On your right, Clinton Square opens as a broad paved plaza marked by a tall granite monument with corner columns and a globe held by four eagles, beside a wide low fountain.
This is where Syracuse first learned to gather. Long before it looked ceremonial, roads from north and south met here in a rough crossroads, and Henry Bogardus kept an inn on the muddy edge of town. People first called it Bogardus’ Corners, then Cossits’ Corners after Sterling Cossit took over the tavern... and when the Erie Canal opened in eighteen twenty-five, this crossroads became the city’s front door.
The canal changed everything. Boats slid through here, the Oswego Canal joined nearby, and Joshua Forman renamed the square for DeWitt Clinton, the governor who pushed the canal dream forward. By eighteen thirty-seven, this was an official marketplace, the city’s busy center. Farmers sold produce here, Lafayette was welcomed here, and brewer John Greenway once laid out a New Year’s feast for around twenty thousand people, with three oxen, thousands of loaves, and plum pudding stretched along a hundred-foot table.
But this center kept getting rewritten. Fire struck the surrounding blocks again and again - in eighteen thirty-four, eighteen fifty-six, eighteen eighty-one, eighteen ninety-six, and nineteen forty-three. Hotels, business blocks, and landmarks vanished, and each time downtown stitched itself back together with new facades and new ambitions.
Take a slow look around for a moment... the fountain, the monument, the marker to the Jerry Rescue, the old bank buildings. How many different ideas of civic importance can one square carry at once?
Memory stands tall here. The Soldiers and Sailors Monument, dedicated in nineteen eleven, rises about seventy-five feet high: a granite shaft, Roman Ionic columns at the corners, and that remarkable globe lifted by four eagles.
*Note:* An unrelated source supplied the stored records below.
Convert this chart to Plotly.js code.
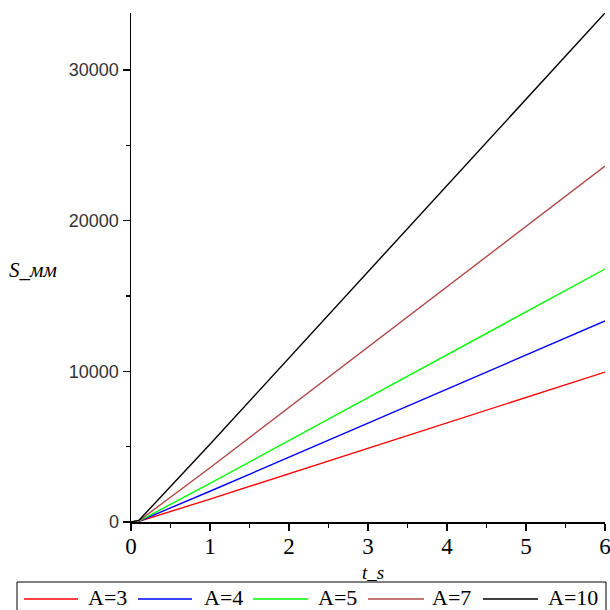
<!DOCTYPE html>
<html>
<head>
<meta charset="utf-8">
<script src="https://cdn.plot.ly/plotly-3.0.1.min.js"></script>
<style>html,body{margin:0;padding:0;background:#fff;}</style>
</head>
<body>
<div id="chart" style="width:610px;height:610px;"></div>
<script>
// Time values, s
const t = [0, 0.1, 1, 2, 3, 4, 5, 6];
// Path S, mm for each A
const sA3  = [0, 40, 1520, 3200, 4900, 6580, 8260, 9950];
const sA4  = [0, 50, 2040, 4300, 6560, 8820, 11080, 13340];
const sA5  = [0, 60, 2560, 5410, 8250, 11100, 13950, 16790];
const sA7  = [0, 80, 3600, 7610, 11610, 15610, 19620, 23620];
const sA10 = [0, 110, 5160, 10890, 16610, 22340, 28070, 33780];
const seriesNames = ["A=3", "A=4", "A=5", "A=7", "A=10"];
const seriesData = [sA3, sA4, sA5, sA7, sA10];
const seriesColors = ["#ff0000", "#0000ff", "#00ff00", "#b04848", "#000000"];

const traces = seriesData.map((s, i) => ({
  x: t, y: s, type: "scatter", mode: "lines", name: seriesNames[i],
  line: {color: seriesColors[i], width: 1.4}, showlegend: false
}));

// plot area in pixels
const L = 131, R = 605, T = 13, B = 522;
const px = v => (v - L) / (R - L);
const py = v => (B - v) / (B - T);

const serif = "Liberation Serif, Times New Roman, serif";

// hand-drawn legend (box, sample lines, labels)
const legLineX = [[24, 78], [138, 192], [253, 308], [368, 424], [483, 538]];
const legTextX = [86, 202, 316, 430, 546];
const shapes = [
  {type: "rect", xref: "paper", yref: "paper", x0: px(17), x1: px(606), y0: py(582), y1: py(640),
   line: {color: "#000", width: 1}, fillcolor: "#fff", layer: "above"}
];
const annotations = [
  {text: "<i>S_мм</i>", xref: "paper", yref: "paper", x: px(7), y: py(270),
   xanchor: "left", yanchor: "middle", showarrow: false,
   font: {family: serif, size: 21, color: "#000"}},
  {text: "<i>t_s</i>", xref: "paper", yref: "paper", x: px(373), y: py(572),
   xanchor: "center", yanchor: "middle", showarrow: false,
   font: {family: serif, size: 19, color: "#000"}}
];
seriesNames.forEach((n, i) => {
  shapes.push({type: "line", xref: "paper", yref: "paper",
    x0: px(legLineX[i][0]), x1: px(legLineX[i][1]), y0: py(599), y1: py(599),
    line: {color: seriesColors[i], width: 1.5}, layer: "above"});
  annotations.push({text: n, xref: "paper", yref: "paper", x: px(legTextX[i]), y: py(597),
    xanchor: "left", yanchor: "middle", showarrow: false,
    font: {family: serif, size: 22, color: "#000"}});
});

const layout = {
  width: 610, height: 610,
  margin: {l: L, r: 610 - R, t: T, b: 610 - B, autoexpand: false},
  paper_bgcolor: "#fff", plot_bgcolor: "#fff",
  showlegend: false,
  xaxis: {
    range: [0, 6], showgrid: false, zeroline: false,
    showline: true, linecolor: "#000", linewidth: 1.5,
    ticks: "outside", ticklen: 7, tickcolor: "#000", tickwidth: 1.5,
    dtick: 1, tick0: 0, ticklabeloverflow: "allow", ticklabelstandoff: -4,
    minor: {dtick: 0.5, ticks: "outside", ticklen: 4, tickcolor: "#000", tickwidth: 1.5},
    tickfont: {family: serif, size: 23, color: "#000"}
  },
  yaxis: {
    range: [0, 33780], showgrid: false, zeroline: false,
    showline: true, linecolor: "#000", linewidth: 1.5,
    ticks: "outside", ticklen: 7, tickcolor: "#000", tickwidth: 1.5,
    dtick: 10000, tick0: 0, tickformat: "d",
    minor: {dtick: 5000, ticks: "outside", ticklen: 4, tickcolor: "#000", tickwidth: 1.5},
    tickfont: {family: "Liberation Sans, Arial, sans-serif", size: 18, color: "#333"}
  },
  shapes: shapes,
  annotations: annotations
};

Plotly.newPlot("chart", traces, layout, {displayModeBar: false, staticPlot: true});
</script>
</body>
</html>
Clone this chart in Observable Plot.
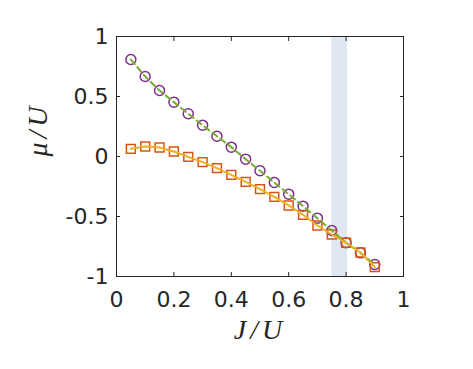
<!DOCTYPE html>
<html><head><meta charset="utf-8">
<script src="https://cdn.jsdelivr.net/npm/d3@7"></script>
<script src="https://cdn.jsdelivr.net/npm/@observablehq/plot@0.6"></script>
<style>body{margin:0;background:#fff}</style>
</head><body><div id="chart"></div>
<script>
const J = [0.05,0.10,0.15,0.20,0.25,0.30,0.35,0.40,0.45,0.50,0.55,0.60,0.65,0.70,0.75,0.80,0.85,0.90];
const muCircle = [0.808,0.667,0.55,0.453,0.356,0.261,0.169,0.078,-0.022,-0.119,-0.217,-0.314,-0.414,-0.514,-0.617,-0.719,-0.803,-0.9];
const muSquare = [0.064,0.083,0.075,0.042,-0.003,-0.047,-0.097,-0.153,-0.211,-0.272,-0.336,-0.408,-0.486,-0.575,-0.65,-0.719,-0.8,-0.922];
const bandX1 = [0.75];
const bandX2 = [0.805];
const xTicks = [0,0.2,0.4,0.6,0.8,1];
const xTickLabels = ["0","0.2","0.4","0.6","0.8","1"];
const yTicks = [-1,-0.5,0,0.5,1];
const yTickLabels = ["-1","-0.5","0","0.5","1"];
const xLabel = "J/U";
const yLabel = "μ/U";

const circles = J.map((x,i)=>({x, y: muCircle[i]}));
const squares = J.map((x,i)=>({x, y: muSquare[i]}));
const band = bandX1.map((x1,i)=>({x1, x2: bandX2[i]}));

const ink = "#262626";
const plot = Plot.plot({
  width: 473, height: 369,
  marginLeft: 116, marginRight: 70, marginTop: 36, marginBottom: 93,
  x: {domain: [0,1]},
  y: {domain: [-1,1]},
  style: {fontFamily: "DejaVu Sans", fontSize: "22px", color: ink, background: "#fff"},
  marks: [
    Plot.rect(band, {x1: "x1", x2: "x2", fill: "#dfe7f2"}),
    Plot.axisX(xTicks, {anchor: "bottom", tickSize: 0, tickPadding: 15, fontSize: 22, label: null,
      tickFormat: d => xTickLabels[xTicks.indexOf(d)]}),
    Plot.axisY(yTicks, {anchor: "left", tickSize: 0, tickPadding: 8, fontSize: 22, label: null,
      tickFormat: d => yTickLabels[yTicks.indexOf(d)]}),
    Plot.axisX(xTicks, {anchor: "bottom", tickSize: -4, tickFormat: () => "", label: null}),
    Plot.axisX(xTicks, {anchor: "top", tickSize: -4, tickFormat: () => "", label: null}),
    Plot.axisY(yTicks, {anchor: "left", tickSize: -4, tickFormat: () => "", label: null}),
    Plot.axisY(yTicks, {anchor: "right", tickSize: -4, tickFormat: () => "", label: null}),
    Plot.dot(circles, {x: "x", y: "y", r: 5, stroke: "#7E2F8E", strokeWidth: 1.5, fill: "none"}),
    Plot.dot(squares, {x: "x", y: "y", r: 5, symbol: "square", stroke: "#D95319", strokeWidth: 1.5, fill: "none"}),
    Plot.line(circles, {x: "x", y: "y", stroke: "#77AC30", strokeWidth: 2, strokeDasharray: "6,4"}),
    Plot.line(squares, {x: "x", y: "y", stroke: "#EDB120", strokeWidth: 2}),
    Plot.frame({stroke: ink, strokeWidth: 1}),
    Plot.text([xLabel], {text: d => d, frameAnchor: "bottom", dy: 62, fontFamily: "Liberation Serif", fontStyle: "italic", fontSize: 28, fill: ink}),
    Plot.text([yLabel], {text: d => d, frameAnchor: "left", dx: -78, rotate: -90, fontFamily: "Liberation Serif", fontStyle: "italic", fontSize: 28, fill: ink})
  ]
});
d3.select(plot).selectAll("text").filter(function(){ const t = this.textContent; return t === xLabel || t === yLabel; })
  .style("letter-spacing", "4px");
document.getElementById("chart").append(plot);
</script>
</body></html>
It honors Onondaga County’s Civil War dead. Nearby, another monument remembers William “Jerry” Henry, a fugitive slave arrested under the Fugitive Slave Act in eighteen fifty-one. In this square, crowds rallied for his freedom, and men including Jermain Wesley Loguen and Samuel Joseph May helped turn protest into rescue. That is why this place belongs not only to commerce, but to conscience.
What many visitors never realize is that some of this grandeur stands on absence. The Erie Canal once ran right through here; when the city closed and filled it in after nineteen seventeen, the ground beneath downtown memory literally changed. If you glance at the before-and-after image in the app, you can watch the canal disappear and the plaza take over.
And one of the square’s sharpest absences waits just ahead: a theater that once stood here before fire took it in eighteen eighty-one. We’re heading there next, because in this city, gathering was never only about buying and selling... it always wanted a stage.
Like any true civic heart, Clinton Square stays open all day, every day.